Each line below that contains "this" counts once; report the total and nothing more.

Rows from a dataset of charts and code
........

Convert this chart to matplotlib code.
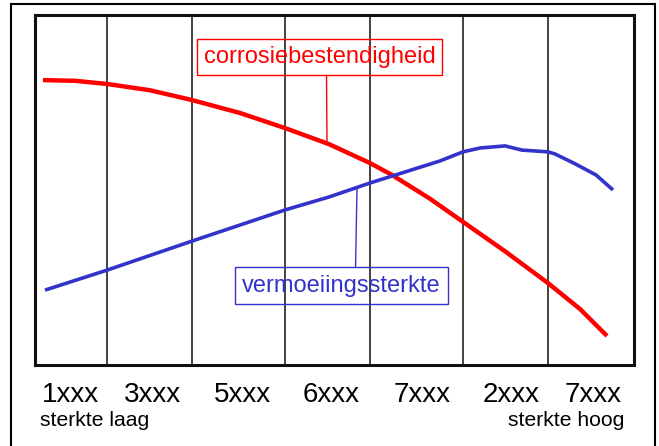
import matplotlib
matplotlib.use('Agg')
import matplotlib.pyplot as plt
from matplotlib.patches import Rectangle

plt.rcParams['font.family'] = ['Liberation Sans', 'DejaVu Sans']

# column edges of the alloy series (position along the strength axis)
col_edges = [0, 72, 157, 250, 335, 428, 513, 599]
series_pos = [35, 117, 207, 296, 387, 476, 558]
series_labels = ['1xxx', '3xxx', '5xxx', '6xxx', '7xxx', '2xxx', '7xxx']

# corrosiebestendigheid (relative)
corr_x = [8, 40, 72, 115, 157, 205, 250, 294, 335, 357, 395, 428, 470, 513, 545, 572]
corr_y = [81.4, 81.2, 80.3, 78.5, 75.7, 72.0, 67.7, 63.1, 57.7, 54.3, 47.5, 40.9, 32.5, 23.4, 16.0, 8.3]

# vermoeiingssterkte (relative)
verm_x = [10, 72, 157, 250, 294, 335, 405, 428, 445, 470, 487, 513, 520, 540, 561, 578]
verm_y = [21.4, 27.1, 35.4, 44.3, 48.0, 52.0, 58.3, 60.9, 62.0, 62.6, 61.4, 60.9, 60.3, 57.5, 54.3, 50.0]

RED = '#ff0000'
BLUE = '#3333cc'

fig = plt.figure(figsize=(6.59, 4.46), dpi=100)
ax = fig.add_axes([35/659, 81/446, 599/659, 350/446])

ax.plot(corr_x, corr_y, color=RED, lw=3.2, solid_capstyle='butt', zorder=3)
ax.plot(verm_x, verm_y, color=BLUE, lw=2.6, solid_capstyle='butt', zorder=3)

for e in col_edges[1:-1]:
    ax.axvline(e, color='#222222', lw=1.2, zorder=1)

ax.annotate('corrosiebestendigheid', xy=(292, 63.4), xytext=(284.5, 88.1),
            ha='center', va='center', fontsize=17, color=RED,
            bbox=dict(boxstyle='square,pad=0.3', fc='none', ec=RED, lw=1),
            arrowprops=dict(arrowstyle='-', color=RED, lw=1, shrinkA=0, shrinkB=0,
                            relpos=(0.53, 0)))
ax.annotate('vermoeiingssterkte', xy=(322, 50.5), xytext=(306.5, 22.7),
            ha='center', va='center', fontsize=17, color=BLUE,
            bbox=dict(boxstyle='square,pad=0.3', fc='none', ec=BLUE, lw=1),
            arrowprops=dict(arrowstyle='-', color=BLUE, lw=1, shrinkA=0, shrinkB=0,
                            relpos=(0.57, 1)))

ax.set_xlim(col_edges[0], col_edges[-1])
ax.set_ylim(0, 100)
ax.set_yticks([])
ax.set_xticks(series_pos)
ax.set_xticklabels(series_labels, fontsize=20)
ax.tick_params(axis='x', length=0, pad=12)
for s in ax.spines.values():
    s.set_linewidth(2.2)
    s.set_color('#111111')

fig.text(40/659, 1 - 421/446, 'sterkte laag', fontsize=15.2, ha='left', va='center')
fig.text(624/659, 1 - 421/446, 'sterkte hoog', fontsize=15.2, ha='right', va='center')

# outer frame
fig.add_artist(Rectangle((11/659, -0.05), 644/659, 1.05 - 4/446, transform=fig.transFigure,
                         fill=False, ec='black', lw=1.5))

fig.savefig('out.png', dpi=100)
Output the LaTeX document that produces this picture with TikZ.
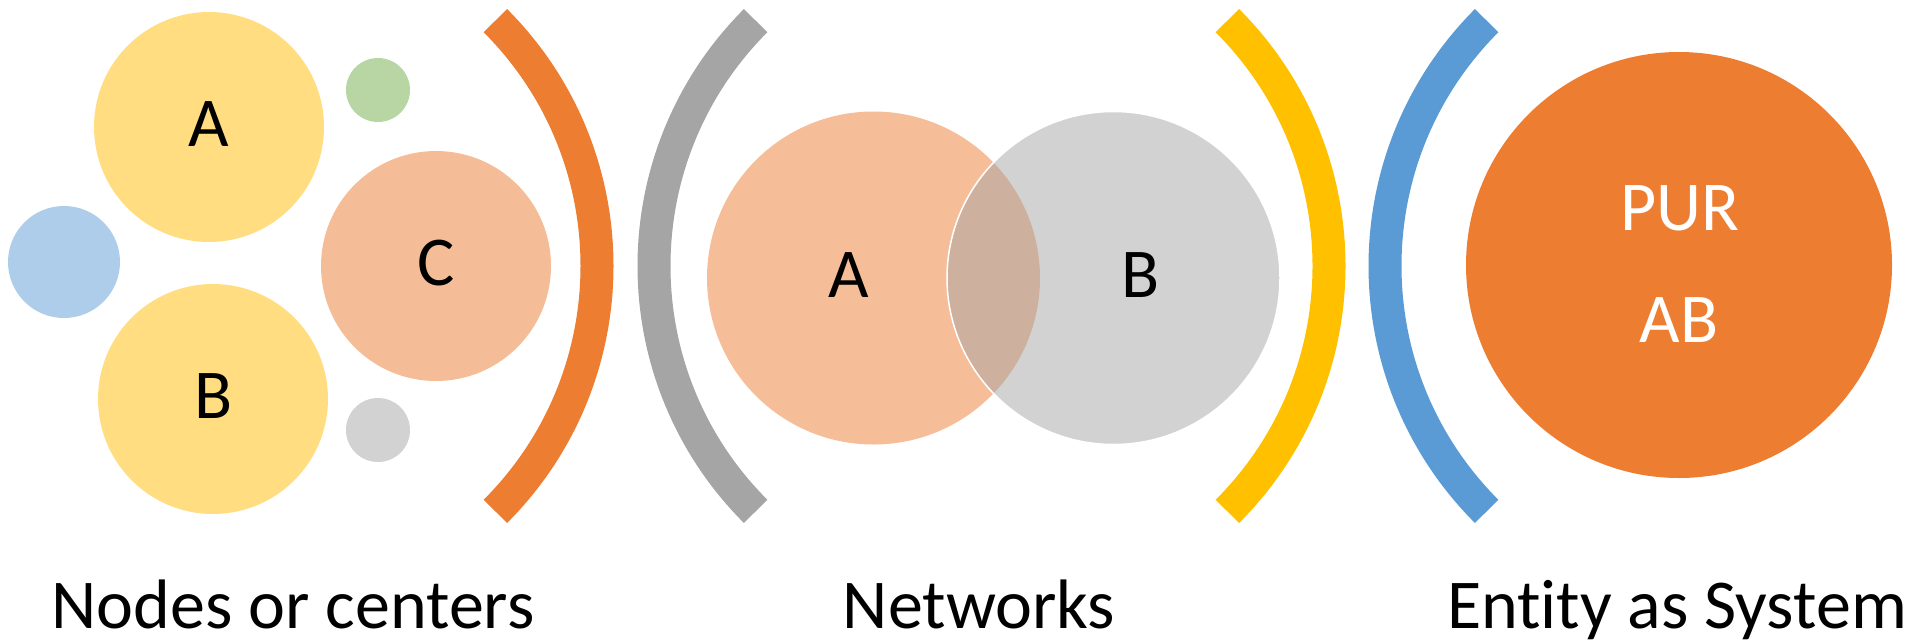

........

◆ RESPONSE TO THE EXERCISE
2